I had to do a double-take.
Did Congressman Ron Kind, a democrat from Wisconsin, make the most outrageous statement of 2017?
The answer? Yes!
He said that if pastors had the freedom to speak from the pulpit it would lead to “blood in the streets.”
Let me explain.
In 1954, President Johnson snuck through Congress an amendment that muzzled pastors. It’s called the Johnson Amendment, and it has silenced pastors since that time.
More and more pastors are challenging the Johnson Amendment and the IRS which threatens to take away their tax exemptions. They claim it is a violation of their 1st Amendment free speech rights.
And it is.
Donald Trump, when he ran for president, promised pastors and evangelical leaders that one of the first things he would do is repeal the Johnson Amendment so pastors can speak out on cultural and political issues … as protected by the U.S. Constitution.
That is one of the major reasons evangelicals supported Trump.
Throughout the history of the church, it spoke up against wrong from the pulpit. It was the salt and light for the community.
If there was an injustice or an issue that required people of faith to take a stand — from the American Revolution to 1954 — that took place from the pulpit.
But the church has been silenced since then.
Now, in the new tax bill, a major lessening of the regulations that helps eliminate the Johnson Amendment is being proposed.
Kind attacked the GOP’s push to repeal the government’s handcuffing churches from talking about politics from the pulpit.
Kind had the audacity to say that letting pastors talk openly about political issues of the day would lead to “blood in the streets.”
He said repealing the Johnson Amendment will politicize the pulpit and create civil war in the pews.
“You politicize the pulpit, it’s going to make the Sunni-Shia conflict in the Middle East look like a picnic.”
Spoken like another progressive liberal wanting to muzzle free speech and debate in America.
I guess Kind skipped the history lesson where the United States of America was founded on Judeo-Christian principles and where many of the founding fathers were either preachers or Bible teachers.
Back in the day, Congressmen prayed together and asked God to lead their decision-making.
Besides, promoting free speech is nothing akin to 1,400 years of sectarian slaughter between Sunni and Shia.
If this isn’t bad enough, Rep.
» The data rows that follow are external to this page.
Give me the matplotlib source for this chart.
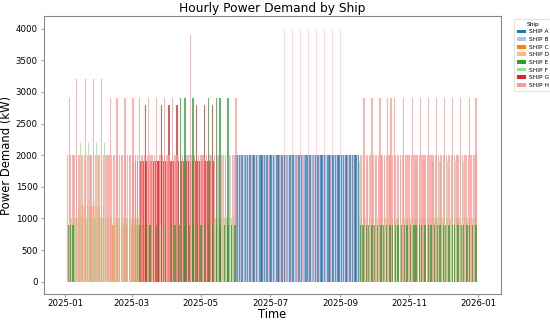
import matplotlib
matplotlib.use("Agg")
import matplotlib.pyplot as plt
import pandas as pd

START = pd.Timestamp("2025-01-01")

SHIP_NAMES = ["SHIP A", "SHIP B", "SHIP C", "SHIP D", "SHIP E", "SHIP F", "SHIP G", "SHIP H"]
SHIP_COLORS = ["#1f77b4", "#aec7e8", "#ff7f0e", "#ffbb78", "#2ca02c", "#98df8a", "#d62728", "#ff9896"]

# day offsets from 2025-01-01, grouped by demand level (kW)
A_2000 = [151, 152, 154, 156, 157, 159, 161, 163, 164, 166, 167, 169, 172, 173, 174, 176, 178, 179,
          181, 182, 184, 187, 188, 189, 191, 192, 194, 196, 198, 199, 201, 202, 204, 206, 207, 209,
          212, 213, 214, 216, 217, 219, 221, 223, 224, 226, 227, 229, 232, 233, 234, 236, 237, 239,
          241, 242, 244, 246, 248, 249, 251, 252, 254, 256, 257, 259]

B_2000 = [100, 102, 104, 107, 109, 111, 114, 118, 121, 125, 128, 132, 135, 139, 142, 146, 149,
          153, 158, 162, 168, 171, 177, 183, 186, 193, 197, 203, 208, 211, 218, 222, 228, 231, 238,
          243, 247, 253, 258]

C_900 = [40, 42, 44, 46, 48, 50, 52, 54, 57, 59, 61, 63, 65, 68, 70, 73, 75]

D_1200 = [10, 12, 14, 16, 18, 20, 22, 24, 26, 28, 30, 32, 34]

E_900 = [3, 5, 7, 66, 72, 75, 81, 85, 89, 94, 97, 101, 106, 110, 113, 117, 120, 123, 127, 130, 134,
         137, 141, 144, 147, 150, 261, 263, 266, 268, 271, 273, 276, 279, 281, 284, 287, 289, 292,
         294, 297, 300, 302, 305, 308, 310, 313, 315, 318, 321, 323, 326, 329, 331, 334, 336, 339,
         342, 344, 347, 350, 352, 355, 357, 360, 363]
E_2900 = [102, 106, 113, 127, 134, 137, 144]

F_1000 = [4, 6, 8, 9, 11, 13, 15, 17, 19, 20, 22, 24, 26, 27, 29, 31, 33, 34, 36, 38, 40, 41, 43, 45,
          47, 48, 50, 52, 54, 55, 57, 59, 61, 63, 65, 133, 135, 137, 139, 141, 143, 145, 147, 149,
          260, 262, 264, 265, 267, 269, 271, 272, 274, 276, 278, 280, 282, 283, 285, 287, 289, 291,
          293, 294, 296, 298, 300, 302, 304, 305, 307, 309, 311, 313, 315, 316, 318, 320, 322, 324,
          326, 327, 329, 331, 333, 335, 337, 338, 340, 342, 344, 346, 348, 349, 351, 353, 355, 357,
          359, 360, 362]
F_1900 = [260, 267, 274, 282, 288, 296, 310, 317, 325, 331, 338, 345, 352]
F_2200 = [14, 21, 28, 35]

G_1900 = [60, 62, 64, 67, 69, 71, 72, 74, 76, 78, 80, 82, 83, 85, 87, 89, 91, 93, 94, 96, 98, 100,
          103, 105, 107, 109, 111, 113, 115, 117, 119, 121, 124, 126, 128, 131]
G_2800 = [71, 85, 92, 99, 116, 123, 130]

H_2000 = [2, 4, 5, 7, 8, 10, 12, 13, 15, 17, 18, 20, 22, 23, 25, 27, 29, 30, 32, 34, 36, 37, 39, 41,
          43, 44, 46, 48, 50, 51, 53, 55, 57, 58, 60, 62, 64, 66, 68, 70, 73, 75, 77, 79, 81, 84, 86,
          88, 90, 92, 95, 97, 99, 102, 104, 106, 108, 110, 112, 114, 118, 120, 122, 125, 127, 129,
          132, 134, 136, 138, 140, 142, 145, 148, 150,
          155, 160, 165, 170, 175, 180, 185, 190, 195, 200, 205, 210, 215, 220, 225, 230, 235, 240,
          245, 250, 255,
          261, 262, 264, 266, 267, 269, 270, 272, 274, 275, 277, 279, 280, 282, 284, 286, 287, 289,
          291, 292, 294, 296, 298, 299, 301, 303, 304, 306, 308, 310, 311, 313, 315, 316, 318, 320,
          322, 323, 325, 327, 328, 330, 332, 334, 335, 337, 339, 341, 342, 344, 346, 347, 349, 351,
          353, 354, 356, 358, 359, 361, 363]
H_2900 = [4, 40, 46, 53, 60, 66, 74, 81, 88, 95, 151, 264, 271, 278, 285, 288, 291, 299, 307, 314,
          321, 328, 335, 342, 349, 357, 363]
H_3200 = [10, 18, 25, 32]
H_3900 = [111]
H_4000_FAINT = [194, 201, 208, 215, 222, 229, 236, 243]

SHIP_LEVELS = [
    [(2000, A_2000)],
    [(2000, B_2000)],
    [(900, C_900)],
    [(1200, D_1200)],
    [(900, E_900), (2900, E_2900)],
    [(1000, F_1000), (1900, F_1900), (2200, F_2200)],
    [(1900, G_1900), (2800, G_2800)],
    [(2000, H_2000), (2900, H_2900), (3200, H_3200), (3900, H_3900)],
]
# drawing order: ship E last so its green bars stay on top
DRAW_ORDER = [0, 1, 2, 3, 5, 6, 7, 4]

BAR_WIDTH = 1.2
BAR_ALPHA = 0.75
SPINE_COLOR = "#888888"


def _dates(offsets):
    return [START + pd.Timedelta(days=d) for d in offsets]


fig = plt.figure(figsize=(5.5, 3.2), dpi=100)
ax = fig.add_axes([0.08, 0.0803, 0.831, 0.8697])

handles = {}
for z, i in enumerate(DRAW_ORDER):
    name, color = SHIP_NAMES[i], SHIP_COLORS[i]
    for kw, days in SHIP_LEVELS[i]:
        bars = ax.bar(_dates(days), [kw] * len(days), width=BAR_WIDTH, color=color,
                      alpha=BAR_ALPHA, linewidth=0, zorder=2 + z)
        handles.setdefault(name, bars)
    if name == "SHIP H":
        ax.bar(_dates(H_4000_FAINT), [4000] * len(H_4000_FAINT), width=BAR_WIDTH,
               color=color, alpha=0.4, linewidth=0, zorder=1)

ax.set_xlim(START - pd.Timedelta(days=18.5), START + pd.Timedelta(days=385))
ax.set_ylim(-200, 4200)
ax.set_yticks([0, 500, 1000, 1500, 2000, 2500, 3000, 3500, 4000])

ax.set_title("Hourly Power Demand by Ship", fontsize=8.8, pad=3)
ax.set_xlabel("Time", fontsize=8.3, labelpad=0)
ax.set_ylabel("Power Demand (kW)", fontsize=8.4, labelpad=2)
ax.tick_params(labelsize=6.2, length=2.5, width=0.6, pad=2, color=SPINE_COLOR)
ax.tick_params(axis="x", pad=1.2)
for s in ax.spines.values():
    s.set_color(SPINE_COLOR)
    s.set_linewidth(0.8)

leg = ax.legend([handles[n] for n in SHIP_NAMES], SHIP_NAMES, title="Ship", loc="upper left",
                bbox_to_anchor=(1.022, 1.0), fontsize=4.2, title_fontsize=4.2, frameon=True,
                handlelength=1.5, handleheight=0.6, handletextpad=0.6, labelspacing=0.45,
                borderpad=0.5)
leg.get_frame().set_edgecolor("#cccccc")
leg.get_frame().set_linewidth(0.5)
for h in leg.legend_handles:
    h.set_alpha(1.0)

fig.savefig("out.png", dpi=100)
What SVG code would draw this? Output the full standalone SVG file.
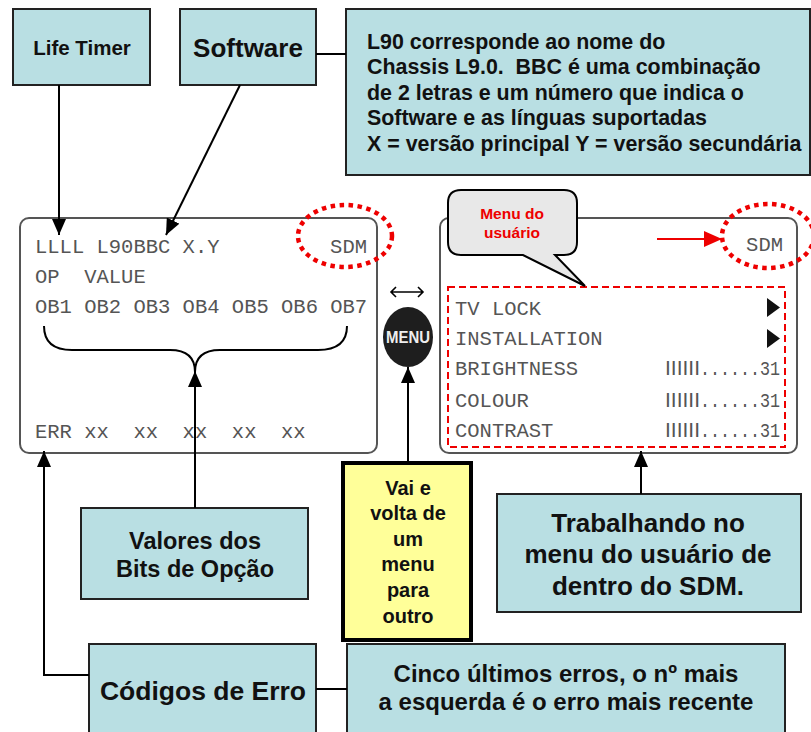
<svg xmlns="http://www.w3.org/2000/svg" width="811" height="732" viewBox="0 0 811 732">
  <style>
    .box { fill: #b9dfe3; stroke: #222; stroke-width: 2; }
    .note { fill: #ffff99; stroke: #000; stroke-width: 4; }
    .lbl { font-family: "Liberation Sans", Arial, sans-serif; font-weight: bold; fill: #111; text-anchor: middle; }
    .lft { font-family: "Liberation Sans", Arial, sans-serif; font-weight: bold; fill: #111; font-size: 21.4px; }
    .scr { fill: #fff; stroke: #555; stroke-width: 2; }
    .mono { font-family: "Liberation Mono", "Courier New", monospace; font-size: 20.5px; fill: #555; }
    .bar { font-family: "Liberation Sans", Arial, sans-serif; font-size: 21px; fill: #555; }
    .wire { fill: none; stroke: #000; stroke-width: 2; }
    .dots { fill: none; stroke: #e00; stroke-width: 4.5; stroke-dasharray: 4.5 4.5; }
    .red { font-family: "Liberation Sans", Arial, sans-serif; font-weight: bold; font-size: 15.5px; fill: #e00; text-anchor: middle; }
  </style>
  <defs>
    <marker id="ah" markerUnits="userSpaceOnUse" markerWidth="16" markerHeight="14" refX="16" refY="7" orient="auto">
      <path d="M0,0 L16,7 L0,14 Z" fill="#000"/>
    </marker>
    <marker id="ahRed" markerUnits="userSpaceOnUse" markerWidth="18" markerHeight="16" refX="18" refY="8" orient="auto">
      <path d="M0,0 L18,8 L0,16 Z" fill="#e00"/>
    </marker>
  </defs>

  <rect width="811" height="732" fill="#fff"/>

  <!-- left SDM screen -->
  <g id="screen-sdm">
    <rect class="scr" x="20" y="218" width="357" height="235" rx="9"/>
    <text class="mono" x="35" y="253">LLLL L90BBC X.Y</text>
    <text class="mono" x="367" y="253" text-anchor="end">SDM</text>
    <text class="mono" x="35" y="283" xml:space="preserve">OP  VALUE</text>
    <text class="mono" x="35" y="313">OB1 OB2 OB3 OB4 OB5 OB6 OB7</text>
    <text class="mono" x="35" y="438" xml:space="preserve">ERR xx  xx  xx  xx  xx</text>
    <path class="wire" d="M44,326 Q44,350 72,350 L170,350 Q195,350 195,372 Q195,350 220,350 L318,350 Q347,350 347,326"/>
    <ellipse class="dots" cx="345" cy="236" rx="47" ry="31"/>
  </g>

  <!-- right user-menu screen -->
  <g id="screen-menu">
    <rect class="scr" x="440" y="218" width="357" height="235" rx="9"/>
    <text class="mono" x="783" y="251" text-anchor="end">SDM</text>
    <ellipse class="dots" cx="768" cy="236" rx="46" ry="32"/>
    <rect x="448" y="287" width="337" height="160" fill="none" stroke="#e00" stroke-width="2" stroke-dasharray="7 4"/>
    <text class="mono" x="455" y="315">TV LOCK</text>
    <text class="mono" x="455" y="345">INSTALLATION</text>
    <text class="mono" x="455" y="375">BRIGHTNESS</text>
    <text class="mono" x="455" y="407">COLOUR</text>
    <text class="mono" x="455" y="437">CONTRAST</text>
    <polygon points="767,298 780,307.5 767,317" fill="#111"/>
    <polygon points="767,329 780,338.5 767,348" fill="#111"/>
    <text class="bar" x="665" y="375">IIIIII</text>
    <text class="mono" x="700" y="375" textLength="80" lengthAdjust="spacingAndGlyphs">......31</text>
    <text class="bar" x="665" y="407">IIIIII</text>
    <text class="mono" x="700" y="407" textLength="80" lengthAdjust="spacingAndGlyphs">......31</text>
    <text class="bar" x="665" y="437">IIIIII</text>
    <text class="mono" x="700" y="437" textLength="80" lengthAdjust="spacingAndGlyphs">......31</text>
  </g>

  <!-- callout bubble -->
  <g id="bubble">
    <path d="M461,190 H564 Q577,190 577,203 V242 Q577,255 564,255 H555 L585,286 L523,255 H461 Q448,255 448,242 V203 Q448,190 461,190 Z" fill="#e8e8e8" stroke="#000" stroke-width="2"/>
    <text class="red" x="512" y="219">Menu do</text>
    <text class="red" x="512" y="238">usuário</text>
  </g>

  <!-- menu button -->
  <g id="menu-button">
    <path d="M391,292 H423 M396,287 L391,292 L396,297 M418,287 L423,292 L418,297" fill="none" stroke="#000" stroke-width="1.6"/>
    <ellipse cx="408" cy="337" rx="25" ry="30" fill="#1e1e1e"/>
    <text x="408" y="343" font-family="Liberation Sans, Arial, sans-serif" font-weight="bold" font-size="16" fill="#eee" text-anchor="middle" textLength="44" lengthAdjust="spacingAndGlyphs">MENU</text>
  </g>

  <!-- label boxes -->
  <g id="life-timer">
    <rect class="box" x="13" y="9" width="137" height="76"/>
    <text class="lbl" x="82" y="55" font-size="20.5">Life Timer</text>
  </g>
  <g id="software">
    <rect class="box" x="180" y="9" width="136" height="76"/>
    <text class="lbl" x="248" y="57" font-size="26">Software</text>
  </g>
  <g id="software-note">
    <rect class="box" x="346" y="9" width="464" height="166"/>
    <text class="lft" x="367" y="49">L90 corresponde ao nome do</text>
    <text class="lft" x="367" y="74" xml:space="preserve">Chassis L9.0.  BBC é uma combinação</text>
    <text class="lft" x="367" y="100">de 2 letras e um número que indica o</text>
    <text class="lft" x="367" y="125">Software e as línguas suportadas</text>
    <text class="lft" x="367" y="151">X = versão principal Y = versão secundária</text>
  </g>
  <g id="option-bits">
    <rect class="box" x="81" y="508" width="227" height="91"/>
    <text class="lbl" x="195" y="549" font-size="23.5">Valores dos</text>
    <text class="lbl" x="195" y="577" font-size="23.5">Bits de Opção</text>
  </g>
  <g id="menu-note">
    <rect class="note" x="343" y="463" width="128" height="177"/>
    <text class="lbl" x="408" y="495" font-size="20">Vai e</text>
    <text class="lbl" x="408" y="520" font-size="20">volta de</text>
    <text class="lbl" x="408" y="546" font-size="20">um</text>
    <text class="lbl" x="408" y="571" font-size="20">menu</text>
    <text class="lbl" x="408" y="597" font-size="20">para</text>
    <text class="lbl" x="408" y="623" font-size="20">outro</text>
  </g>
  <g id="user-menu-note">
    <rect class="box" x="497" y="494" width="304" height="118"/>
    <text class="lbl" x="648" y="532" font-size="26">Trabalhando no</text>
    <text class="lbl" x="648" y="563" font-size="26">menu do usuário de</text>
    <text class="lbl" x="648" y="595" font-size="26">dentro do SDM.</text>
  </g>
  <g id="error-codes">
    <rect class="box" x="89" y="644" width="227" height="100"/>
    <text class="lbl" x="203" y="700" font-size="26.5">Códigos de Erro</text>
  </g>
  <g id="error-note">
    <rect class="box" x="347" y="644" width="438" height="100"/>
    <text class="lbl" x="566" y="682" font-size="24">Cinco últimos erros, o nº mais</text>
    <text class="lbl" x="566" y="710" font-size="24">a esquerda é o erro mais recente</text>
  </g>

  <!-- connectors -->
  <g id="connectors">
    <line class="wire" x1="59" y1="85" x2="59" y2="235" marker-end="url(#ah)"/>
    <line class="wire" x1="240" y1="85" x2="166" y2="235" marker-end="url(#ah)"/>
    <line class="wire" x1="316" y1="54" x2="346" y2="54"/>
    <line class="wire" x1="195" y1="508" x2="195" y2="371" marker-end="url(#ah)"/>
    <polyline class="wire" points="89,675 44,675 44,451" marker-end="url(#ah)"/>
    <line class="wire" x1="316" y1="689" x2="347" y2="689"/>
    <line class="wire" x1="408" y1="463" x2="408" y2="367" marker-end="url(#ah)"/>
    <line class="wire" x1="641" y1="494" x2="641" y2="451" marker-end="url(#ah)"/>
    <line x1="657" y1="239" x2="722" y2="239" stroke="#e00" stroke-width="2" marker-end="url(#ahRed)"/>
  </g>
</svg>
John Lewis, a Democrat from Georgia, echoed the same kind of fear mongering over the tax reform plan’s desire to roll back the Johnson Amendment.
He told Congress that rolling back part of the tax code would pit worshipper against worshipper and wreak havoc on the last pillars of civility in our country.
Amazing rhetoric without a shred of supportive truth.
Just the opposite is true.
Where would we be as country if the Rev. Martin Luther King Jr. hadn’t talked about racial segregation and politics from the pulpit?
Where would today’s civil rights laws be if the Johnson Amendment was in force.
No, the amendment was introduced by future president Lyndon Johnson to silence his political opponents.
The keyword is SILENCE, and it has been used as one of the single greatest weapons against free speech in our churches.
Thankfully, President Trump followed through with one of his major campaign promises to help end the Johnson Amendment.
His Executive Order stops the amendment from interfering with everyone’s First Amendment rights. It prevents the government from censoring sermons or targeting pastors and rabbis.
The GOP is trying to make it permanent.
Evangelicals will no longer be silenced in church.